Task requirements:
Extract word for word the lines of the listing from its start to the line holding "const ratioBottom = 510.5;", both ends kept; pictures are not part of the copy.

------------------------

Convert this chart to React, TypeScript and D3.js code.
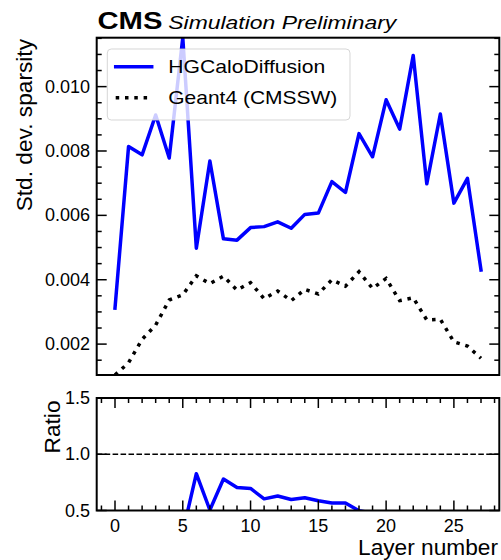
import React from "react";
import * as d3 from "d3";

// ---- data ----
const layers = [0, 1, 2, 3, 4, 5, 6, 7, 8, 9, 10, 11, 12, 13, 14, 15, 16, 17, 18, 19, 20, 21, 22, 23, 24, 25, 26, 27];
const hgcalSparsityStd = [
  0.00312, 0.00814, 0.00788, 0.00912, 0.00778, 0.01152, 0.00498, 0.00769, 0.00527, 0.00523,
  0.00562, 0.00565, 0.0058, 0.0056, 0.00603, 0.00607, 0.00705, 0.00671, 0.00854, 0.00782,
  0.00959, 0.00868, 0.01097, 0.00698, 0.00915, 0.00638, 0.00715, 0.0043,
];
const geantSparsityStd = [
  0.00104, 0.00142, 0.00215, 0.00259, 0.00337, 0.00353, 0.00412, 0.00388, 0.00411, 0.00368,
  0.00391, 0.00341, 0.00365, 0.00335, 0.0037, 0.00356, 0.004, 0.0038, 0.00425, 0.00373,
  0.00404, 0.00335, 0.00344, 0.00275, 0.00277, 0.00207, 0.00194, 0.00156,
];
const seriesNames = ["HGCaloDiffusion", "Geant4 (CMSSW)"];
const mainYTicks = [0.002, 0.004, 0.006, 0.008, 0.01];
const ratioYTicks = [0.5, 1.0, 1.5];
const xTicks = [0, 5, 10, 15, 20, 25];
const ratioDomain = [0.5, 1.5];

const FONT = "'Liberation Sans', Arial, Helvetica, sans-serif";

export default function App() {
  const W = 501;
  const H = 560;
  const left = 96.7;
  const right = 499.3;
  const mainTop = 37.7;
  const mainBottom = 375;
  const ratioTop = 398;
  const ratioBottom = 510.5;

  const x = d3.scaleLinear().domain([-1.35, 28.35]).range([left, right]);
  const allVals = [...hgcalSparsityStd, ...geantSparsityStd];
  const y = d3
    .scaleLinear()
    .domain([d3.min(allVals) as number, d3.max(allVals) as number])
    .range([mainBottom, mainTop]);
  const yr = d3.scaleLinear().domain(ratioDomain).range([ratioBottom, ratioTop]);

  const ratio = layers.map((_, i) => geantSparsityStd[i] / hgcalSparsityStd[i]);

  const line = d3
    .line<number>()
    .x((_, i) => x(layers[i]))
    .y((d) => y(d));
  const rline = d3
    .line<number>()
    .x((_, i) => x(layers[i]))
    .y((d) => yr(d));

  const [y0, y1] = y.domain();
  const minorY: number[] = [];
  for (let v = 0.0005; v < 0.0125; v += 0.0005) {
    const vv = Math.round(v * 1e5) / 1e5;
    if (vv >= y0 && vv <= y1 && !mainYTicks.some((t) => Math.abs(t - vv) < 1e-9)) minorY.push(vv);
  }
  const minorX: number[] = [];
  for (let v = -1; v <= 28; v++) if (v % 5 !== 0) minorX.push(v);

  const major = 10;
  const minor = 5;
  const tickW = 1.5;

  return (
    <svg
      width={W}
      height={H}
      style={{ position: "absolute", left: 0, top: 0, background: "#fff" }}
      fontFamily={FONT}
    >
      <defs>
        <clipPath id="clipMain">
          <rect x={left} y={mainTop} width={right - left} height={mainBottom - mainTop} />
        </clipPath>
        <clipPath id="clipRatio">
          <rect x={left} y={ratioTop} width={right - left} height={ratioBottom - ratioTop} />
        </clipPath>
      </defs>
      <rect x={0} y={0} width={W} height={H} fill="#fff" />

      {/* Header */}
      <text x={97.5} y={28.5} fontSize={23.5} fontWeight="bold" textLength={65} lengthAdjust="spacingAndGlyphs">
        CMS
      </text>
      <text x={168.3} y={28.5} fontSize={18.6} fontStyle="italic" textLength={228} lengthAdjust="spacingAndGlyphs">
        Simulation Preliminary
      </text>

      {/* Main panel lines */}
      <g clipPath="url(#clipMain)">
        <path
          d={line(geantSparsityStd) || ""}
          fill="none"
          stroke="#000"
          strokeWidth={3.5}
          strokeDasharray="3.5 5.8"
          strokeLinecap="butt"
        />
        <path
          d={line(hgcalSparsityStd) || ""}
          fill="none"
          stroke="#0000ff"
          strokeWidth={3.5}
          strokeLinejoin="round"
          strokeLinecap="square"
        />
      </g>

      {/* Main panel y ticks */}
      {mainYTicks.map((t) => (
        <g key={"my" + t}>
          <line x1={left} x2={left + major} y1={y(t)} y2={y(t)} stroke="#000" strokeWidth={tickW} />
          <line x1={right} x2={right - major} y1={y(t)} y2={y(t)} stroke="#000" strokeWidth={tickW} />
          <text x={90} y={y(t)} fontSize={18} textAnchor="end" dominantBaseline="central">
            {d3.format(".3f")(t)}
          </text>
        </g>
      ))}
      {minorY.map((t) => (
        <g key={"mmy" + t}>
          <line x1={left} x2={left + minor} y1={y(t)} y2={y(t)} stroke="#000" strokeWidth={tickW} />
          <line x1={right} x2={right - minor} y1={y(t)} y2={y(t)} stroke="#000" strokeWidth={tickW} />
        </g>
      ))}
      <rect
        x={left}
        y={mainTop}
        width={right - left}
        height={mainBottom - mainTop}
        fill="none"
        stroke="#000"
        strokeWidth={2}
      />

      {/* Legend */}
      <g>
        <rect x={107.3} y={49} width={242.7} height={71} rx={4} fill="#fff" fillOpacity={0.8} stroke="#cccccc" strokeOpacity={0.8} strokeWidth={1} />
        <line x1={115.7} x2={151.7} y1={66.7} y2={66.7} stroke="#0000ff" strokeWidth={3.5} strokeLinecap="square" />
        <line x1={115.7} x2={151.7} y1={97.7} y2={97.7} stroke="#000" strokeWidth={3.5} strokeDasharray="3.5 5.8" />
        <text x={168.3} y={66.7} fontSize={18.6} dominantBaseline="central" textLength={157} lengthAdjust="spacingAndGlyphs">
          {seriesNames[0]}
        </text>
        <text x={168.3} y={97.7} fontSize={18.6} dominantBaseline="central" textLength={169} lengthAdjust="spacingAndGlyphs">
          {seriesNames[1]}
        </text>
      </g>

      {/* Y label main */}
      <text
        transform={`translate(32,39) rotate(-90)`}
        fontSize={22.7}
        textAnchor="end"
      >
        Std. dev. sparsity
      </text>

      {/* Ratio panel */}
      <line x1={left} x2={right} y1={yr(1)} y2={yr(1)} stroke="#000" strokeWidth={1.5} strokeDasharray="5.55 2.4" />
      <g clipPath="url(#clipRatio)">
        <path
          d={rline(ratio) || ""}
          fill="none"
          stroke="#0000ff"
          strokeWidth={3.5}
          strokeLinejoin="round"
        />
      </g>
      {ratioYTicks.map((t) => (
        <g key={"ry" + t}>
          <line x1={left} x2={left + major} y1={yr(t)} y2={yr(t)} stroke="#000" strokeWidth={tickW} />
          <line x1={right} x2={right - major} y1={yr(t)} y2={yr(t)} stroke="#000" strokeWidth={tickW} />
          <text x={90} y={yr(t)} fontSize={18} textAnchor="end" dominantBaseline="central">
            {d3.format(".1f")(t)}
          </text>
        </g>
      ))}
      {xTicks.map((t) => (
        <g key={"rx" + t}>
          <line x1={x(t)} x2={x(t)} y1={ratioBottom} y2={ratioBottom - major} stroke="#000" strokeWidth={tickW} />
          <line x1={x(t)} x2={x(t)} y1={ratioTop} y2={ratioTop + major} stroke="#000" strokeWidth={tickW} />
          <text x={x(t)} y={531.5} fontSize={18} textAnchor="middle">
            {t}
          </text>
        </g>
      ))}
      {minorX.map((t) => (
        <g key={"mrx" + t}>
          <line x1={x(t)} x2={x(t)} y1={ratioBottom} y2={ratioBottom - minor} stroke="#000" strokeWidth={tickW} />
          <line x1={x(t)} x2={x(t)} y1={ratioTop} y2={ratioTop + minor} stroke="#000" strokeWidth={tickW} />
        </g>
      ))}
      <rect
        x={left}
        y={ratioTop}
        width={right - left}
        height={ratioBottom - ratioTop}
        fill="none"
        stroke="#000"
        strokeWidth={2}
      />
      <text transform={`translate(60,400.5) rotate(-90)`} fontSize={22.7} textAnchor="end">
        Ratio
      </text>
      <text x={498} y={555} fontSize={22.7} textAnchor="end">
        Layer number
      </text>
    </svg>
  );
}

------------------------

Reply to the exercise:
Convert this chart to React, TypeScript and D3.js code.
import React from "react";
import * as d3 from "d3";

// ---- data ----
const layers = [0, 1, 2, 3, 4, 5, 6, 7, 8, 9, 10, 11, 12, 13, 14, 15, 16, 17, 18, 19, 20, 21, 22, 23, 24, 25, 26, 27];
const hgcalSparsityStd = [
  0.00312, 0.00814, 0.00788, 0.00912, 0.00778, 0.01152, 0.00498, 0.00769, 0.00527, 0.00523,
  0.00562, 0.00565, 0.0058, 0.0056, 0.00603, 0.00607, 0.00705, 0.00671, 0.00854, 0.00782,
  0.00959, 0.00868, 0.01097, 0.00698, 0.00915, 0.00638, 0.00715, 0.0043,
];
const geantSparsityStd = [
  0.00104, 0.00142, 0.00215, 0.00259, 0.00337, 0.00353, 0.00412, 0.00388, 0.00411, 0.00368,
  0.00391, 0.00341, 0.00365, 0.00335, 0.0037, 0.00356, 0.004, 0.0038, 0.00425, 0.00373,
  0.00404, 0.00335, 0.00344, 0.00275, 0.00277, 0.00207, 0.00194, 0.00156,
];
const seriesNames = ["HGCaloDiffusion", "Geant4 (CMSSW)"];
const mainYTicks = [0.002, 0.004, 0.006, 0.008, 0.01];
const ratioYTicks = [0.5, 1.0, 1.5];
const xTicks = [0, 5, 10, 15, 20, 25];
const ratioDomain = [0.5, 1.5];

const FONT = "'Liberation Sans', Arial, Helvetica, sans-serif";

export default function App() {
  const W = 501;
  const H = 560;
  const left = 96.7;
  const right = 499.3;
  const mainTop = 37.7;
  const mainBottom = 375;
  const ratioTop = 398;
  const ratioBottom = 510.5;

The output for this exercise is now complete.